Corporations as well as persons thirst for recognition. So it should not surprise anyone that maritime awards have become as common — and as cheap — as Starbucks coffee. The thirst needs quenching. But what business does the maritime press have giving awards to entities it is obliged to write about objectively, indeed with a critical eye? It all seems rather silly.
An awards programme is a publc relations tool for maritime publications. That is why these publications trumpet the awards long before they are given. Some even hold lavish dinner parties on the evening of the awards. All that hoopla is great for publicity. However they justify their action, those who hand out the awards are really blowing their own horn, as the 19th-century artist and writer, Edward Lear, funnily depicted in his drawing (pictured above).
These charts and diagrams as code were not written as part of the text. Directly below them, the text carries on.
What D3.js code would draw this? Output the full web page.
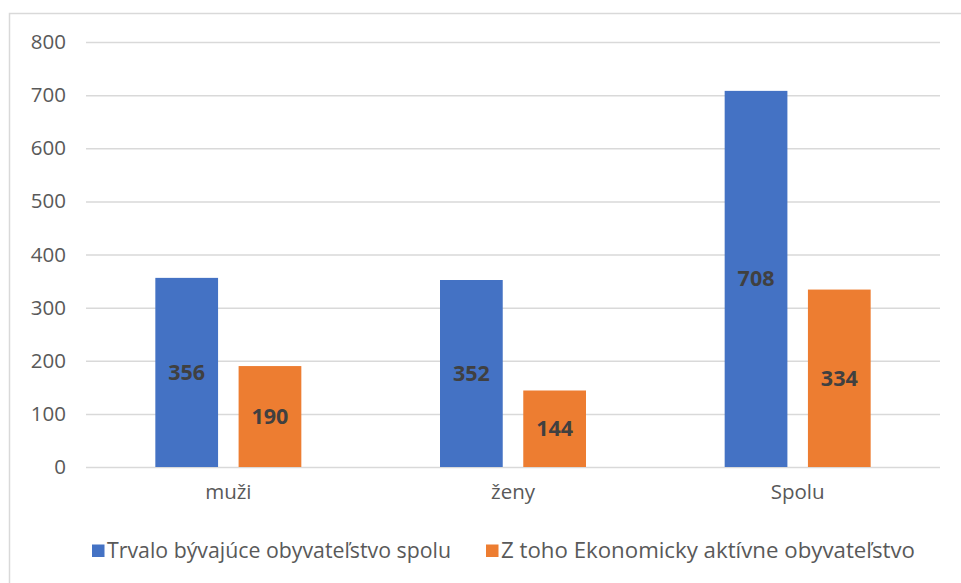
<!DOCTYPE html>
<html><head><meta charset="utf-8">
<script src="https://cdn.jsdelivr.net/npm/d3@7"></script>
<style>body{margin:0;background:#fff}svg{display:block}</style>
</head><body>
<script>
const categories = ["muži", "ženy", "Spolu"];
const seriesNames = ["Trvalo bývajúce obyvateľstvo spolu", "Z toho Ekonomicky aktívne obyvateľstvo"];
const seriesTotal = [356, 352, 708];
const seriesActive = [190, 144, 334];
const yTicks = [0, 100, 200, 300, 400, 500, 600, 700, 800];
const colors = ["#4472C4", "#ED7D31"];

(function () {
const W = 961, H = 583;
const font = "'Open Sans', sans-serif";
const svg = d3.select("body").append("svg").attr("width", W).attr("height", H);

svg.append("rect").attr("x", 9.5).attr("y", 13.5).attr("width", 1000).attr("height", 1000)
  .attr("fill", "#fff").attr("stroke", "#d9d9d9").attr("stroke-width", 1.5);

const pl = 86, pr = 940, pt = 42, pb = 467;
const x0 = d3.scaleBand().domain(categories).range([pl, pr]).paddingInner(0).paddingOuter(0);
const y = d3.scaleLinear().domain([0, 800]).range([pb, pt]);
const groupW = 146;
const x1 = d3.scaleBand().domain([0, 1]).range([0, groupW]).paddingInner(18 / 73);

const grid = svg.append("g").attr("transform", `translate(${pl},0)`)
  .call(d3.axisLeft(y).tickValues(yTicks).tickSize(-(pr - pl)).tickFormat(d3.format("d")).tickPadding(20));
grid.select(".domain").remove();
grid.selectAll(".tick line").attr("stroke", "#d9d9d9").attr("stroke-width", 1.5);
grid.selectAll(".tick text").attr("fill", "#595959").attr("font-family", font).attr("font-size", 20.5);

const data = categories.map((c, i) => ({c, vals: [seriesTotal[i], seriesActive[i]]}));
const g = svg.append("g");
const groups = g.selectAll("g").data(data).join("g")
  .attr("transform", d => `translate(${x0(d.c) + x0.bandwidth() / 2 - groupW / 2},0)`);
groups.selectAll("rect").data(d => d.vals.map((v, k) => ({v, k}))).join("rect")
  .attr("x", d => x1(d.k)).attr("width", x1.bandwidth())
  .attr("y", d => y(d.v)).attr("height", d => y(0) - y(d.v))
  .attr("fill", d => colors[d.k]);
groups.selectAll("text").data(d => d.vals.map((v, k) => ({v, k}))).join("text")
  .attr("x", d => x1(d.k) + x1.bandwidth() / 2)
  .attr("y", d => (y(d.v) + y(0)) / 2)
  .attr("dy", "0.35em").attr("text-anchor", "middle")
  .attr("font-family", font).attr("font-weight", "bold").attr("font-size", 21.5)
  .attr("fill", "#404040").text(d => d.v);

const xa = svg.append("g").attr("transform", `translate(0,${pb})`)
  .call(d3.axisBottom(x0).tickSize(0).tickPadding(20));
xa.select(".domain").remove();
xa.selectAll("text").attr("fill", "#595959").attr("font-family", font).attr("font-size", 20.5).attr("dy", "0.6em");

const lg = svg.append("g").attr("transform", "translate(0,551)");
const legX = [92, 486];
const legLen = [344, 414];
seriesNames.forEach((n, i) => {
  lg.append("rect").attr("x", legX[i]).attr("y", -6.5).attr("width", 12.5).attr("height", 12.5).attr("fill", colors[i]);
  lg.append("text").attr("x", legX[i] + 15).attr("y", 0).attr("dy", "0.35em")
    .attr("textLength", legLen[i]).attr("lengthAdjust", "spacingAndGlyphs")
    .attr("font-family", font).attr("font-size", 21).attr("fill", "#595959").text(n);
});
})();
</script>
</body></html>
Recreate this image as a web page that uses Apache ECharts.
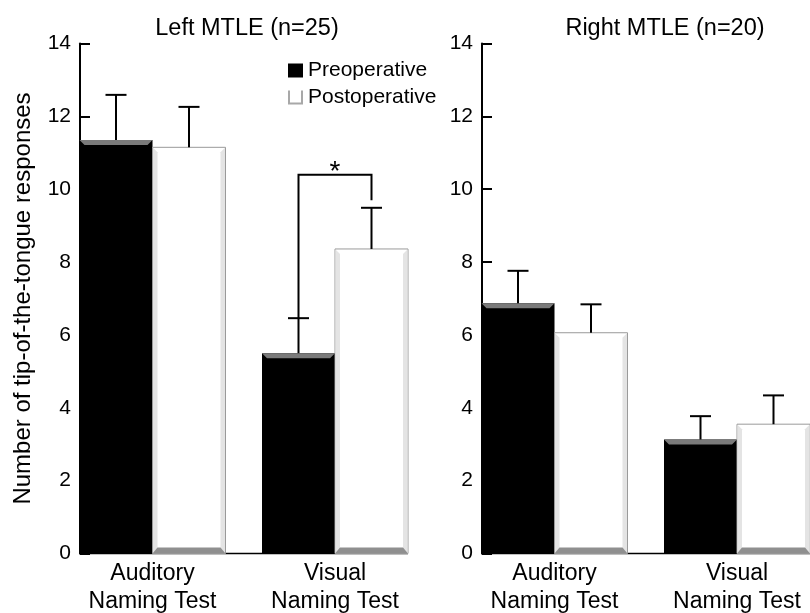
<!DOCTYPE html>
<html>
<head>
<meta charset="utf-8">
<script src="https://cdn.jsdelivr.net/npm/echarts@6/dist/echarts.min.js"></script>
<style>
html,body{margin:0;padding:0;background:#fff;}
#chart{width:810px;height:613px;}
</style>
</head>
<body>
<div id="chart"></div>
<script>
// ---- data ----
var categories = ['Auditory\nNaming Test', 'Visual\nNaming Test'];
var panelTitles = ['Left MTLE (n=25)', 'Right MTLE (n=20)'];
var leftPre = [11.35, 5.50];
var leftPreSE = [1.24, 0.96];
var leftPost = [11.15, 8.36];
var leftPostSE = [1.11, 1.13];
var rightPre = [6.87, 3.13];
var rightPreSE = [0.89, 0.64];
var rightPost = [6.06, 3.55];
var rightPostSE = [0.78, 0.79];
var yTicks = [0, 2, 4, 6, 8, 10, 12, 14];
// significance bracket (left panel, visual test): left leg bottom, bracket top, right leg bottom
var sigCategory = 1;
var sigBracket = [6.46, 10.4, 9.7];

var FONT = 'Liberation Sans, Arial, sans-serif';
var BAR_FRAC = 0.4;
var BEV = 5;

function toData(vals, ses) {
  return vals.map(function (v, i) { return [i, v, ses[i]]; });
}

function barRenderer(kind) {
  return function (params, api) {
    var idx = api.value(0), v = api.value(1), se = api.value(2);
    var band = api.size([1, 0])[0];
    var bw = band * BAR_FRAC;
    var c = api.coord([idx, 0]);
    var t = api.coord([idx, v]);
    var e = api.coord([idx, v + se]);
    var x0 = kind === 'pre' ? c[0] - bw : c[0];
    var x1 = x0 + bw;
    var y0 = c[1], y1 = t[1];
    var cx = (x0 + x1) / 2;
    var children = [];
    if (kind === 'pre') {
      children.push({type: 'rect', shape: {x: x0, y: y1, width: bw, height: y0 - y1}, style: {fill: '#000'}});
      children.push({type: 'polygon', shape: {points: [[x0, y1], [x1, y1], [x1 - BEV, y1 + BEV], [x0 + BEV, y1 + BEV]]}, style: {fill: '#7a7a7a'}});
    } else {
      children.push({type: 'rect', shape: {x: x0, y: y1, width: bw, height: y0 - y1}, style: {fill: '#fff', stroke: '#9a9a9a', lineWidth: 1}});
      children.push({type: 'polygon', shape: {points: [[x0 + 0.5, y1 + 0.5], [x0 + BEV, y1 + BEV], [x0 + BEV, y0 - BEV], [x0 + 0.5, y0]]}, style: {fill: '#e4e4e4'}});
      children.push({type: 'polygon', shape: {points: [[x1 - 0.5, y1 + 0.5], [x1 - BEV, y1 + BEV], [x1 - BEV, y0 - BEV], [x1 - 0.5, y0]]}, style: {fill: '#e4e4e4'}});
      children.push({type: 'polygon', shape: {points: [[x0, y0], [x1, y0], [x1 - BEV, y0 - BEV - 1], [x0 + BEV, y0 - BEV - 1]]}, style: {fill: '#8f8f8f'}});
    }
    // error bar
    children.push({type: 'line', shape: {x1: cx, y1: y1, x2: cx, y2: e[1]}, style: {stroke: '#000', lineWidth: 2}});
    children.push({type: 'line', shape: {x1: cx - 10.5, y1: e[1], x2: cx + 10.5, y2: e[1]}, style: {stroke: '#000', lineWidth: 2}});
    return {type: 'group', children: children};
  };
}

function baselineRenderer(params, api) {
  var band = api.size([1, 0])[0];
  var bw = band * BAR_FRAC;
  var a = api.coord([0, 0]);
  var b = api.coord([categories.length - 1, 0]);
  return {type: 'line', shape: {x1: a[0] - bw, y1: a[1], x2: b[0] + bw, y2: b[1]}, style: {stroke: '#000', lineWidth: 1.5}};
}

function sigRenderer(params, api) {
  var idx = api.value(0);
  var band = api.size([1, 0])[0];
  var bw = band * BAR_FRAC;
  var c = api.coord([idx, 0]);
  var xl = c[0] - bw / 2, xr = c[0] + bw / 2;
  var yl = api.coord([idx, api.value(1)])[1];
  var yt = api.coord([idx, api.value(2)])[1];
  var yr = api.coord([idx, api.value(3)])[1];
  return {type: 'group', children: [
    {type: 'polyline', shape: {points: [[xl, yl], [xl, yt], [xr, yt], [xr, yr]]}, style: {stroke: '#000', lineWidth: 2, fill: null}},
    {type: 'text', style: {text: '*', x: (xl + xr) / 2, y: yt - 2, align: 'center', verticalAlign: 'middle', fontSize: 28, fontFamily: FONT, fill: '#000'}}
  ]};
}

var grids = [
  {left: 61.25, top: 43.5, width: 365, height: 510, outerBoundsMode: 'none', containLabel: false},
  {left: 463.25, top: 43.5, width: 365, height: 510, outerBoundsMode: 'none', containLabel: false}
];

function xAxisFor(i) {
  return {
    type: 'category', gridIndex: i, data: categories, boundaryGap: true,
    axisLine: {show: false}, axisTick: {show: false},
    axisLabel: {fontSize: 23, color: '#000', fontFamily: FONT, lineHeight: 28, margin: 6, interval: 0}
  };
}
function yAxisFor(i) {
  var ax = {
    type: 'value', gridIndex: i, min: yTicks[0], max: yTicks[yTicks.length - 1], interval: yTicks[1] - yTicks[0],
    offset: -18.75,
    axisLine: {show: true, lineStyle: {color: '#000', width: 2}},
    axisTick: {show: true, inside: true, length: 10, lineStyle: {color: '#000', width: 2}},
    axisLabel: {fontSize: 21, color: '#000', fontFamily: FONT, margin: 9},
    splitLine: {show: false}
  };
  if (i === 0) {
    ax.name = 'Number of tip-of-the-tongue responses';
    ax.nameLocation = 'middle';
    ax.nameRotate = 90;
    ax.nameGap = 45;
    ax.nameTextStyle = {fontSize: 24, color: '#000', fontFamily: FONT};
  }
  return ax;
}

var option = {
  backgroundColor: '#fff',
  animation: false,
  title: [
    {text: panelTitles[0], left: 242, top: 12, textAlign: 'center', textStyle: {fontSize: 23.5, fontWeight: 'normal', color: '#000', fontFamily: FONT}},
    {text: panelTitles[1], left: 660, top: 12, textAlign: 'center', textStyle: {fontSize: 23.5, fontWeight: 'normal', color: '#000', fontFamily: FONT}}
  ],
  legend: {
    orient: 'vertical', left: 288, top: 60, padding: 0, itemGap: 6,
    itemWidth: 15, itemHeight: 14, selectedMode: false,
    textStyle: {fontSize: 21, color: '#000', fontFamily: FONT},
    data: [
      {name: 'Preoperative', icon: 'rect', itemStyle: {color: '#000'}},
      {name: 'Postoperative', icon: 'path://M0,0H2V12H13V0H15V14H0Z', itemStyle: {color: '#a8a8a8'}}
    ]
  },
  grid: grids,
  xAxis: [xAxisFor(0), xAxisFor(1)],
  yAxis: [yAxisFor(0), yAxisFor(1)],
  series: [
    {type: 'custom', name: 'baseline0', xAxisIndex: 0, yAxisIndex: 0, data: [[0, 0]], renderItem: baselineRenderer, silent: true, encode: {x: 0, y: 1}},
    {type: 'custom', name: 'baseline1', xAxisIndex: 1, yAxisIndex: 1, data: [[0, 0]], renderItem: baselineRenderer, silent: true, encode: {x: 0, y: 1}},
    {type: 'custom', name: 'Preoperative', xAxisIndex: 0, yAxisIndex: 0, data: toData(leftPre, leftPreSE), renderItem: barRenderer('pre'), encode: {x: 0, y: 1}, itemStyle: {color: '#000'}},
    {type: 'custom', name: 'Postoperative', xAxisIndex: 0, yAxisIndex: 0, data: toData(leftPost, leftPostSE), renderItem: barRenderer('post'), encode: {x: 0, y: 1}, itemStyle: {color: '#a8a8a8'}},
    {type: 'custom', name: 'Preoperative', xAxisIndex: 1, yAxisIndex: 1, data: toData(rightPre, rightPreSE), renderItem: barRenderer('pre'), encode: {x: 0, y: 1}, itemStyle: {color: '#000'}},
    {type: 'custom', name: 'Postoperative', xAxisIndex: 1, yAxisIndex: 1, data: toData(rightPost, rightPostSE), renderItem: barRenderer('post'), encode: {x: 0, y: 1}, itemStyle: {color: '#a8a8a8'}},
    {type: 'custom', name: 'sig', xAxisIndex: 0, yAxisIndex: 0, data: [[sigCategory, sigBracket[0], sigBracket[1], sigBracket[2]]], renderItem: sigRenderer, encode: {x: 0, y: 2}, silent: true}
  ]
};

var chart = echarts.init(document.getElementById('chart'), null, {renderer: 'canvas'});
chart.setOption(option);
</script>
</body>
</html>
For a maritime publication to give out awards is highly questionable since it blurs the distinction between journalism and public relations. Shouldn’t the publication automatically disqualify any company that has been its advertiser at one time or another? What if the awardee is found out later on to be engaging in some unethical practices? Will the awarding publication write about it? Will the award be taken back? No right-thinking publisher should risk putting his organisation in such a quandary.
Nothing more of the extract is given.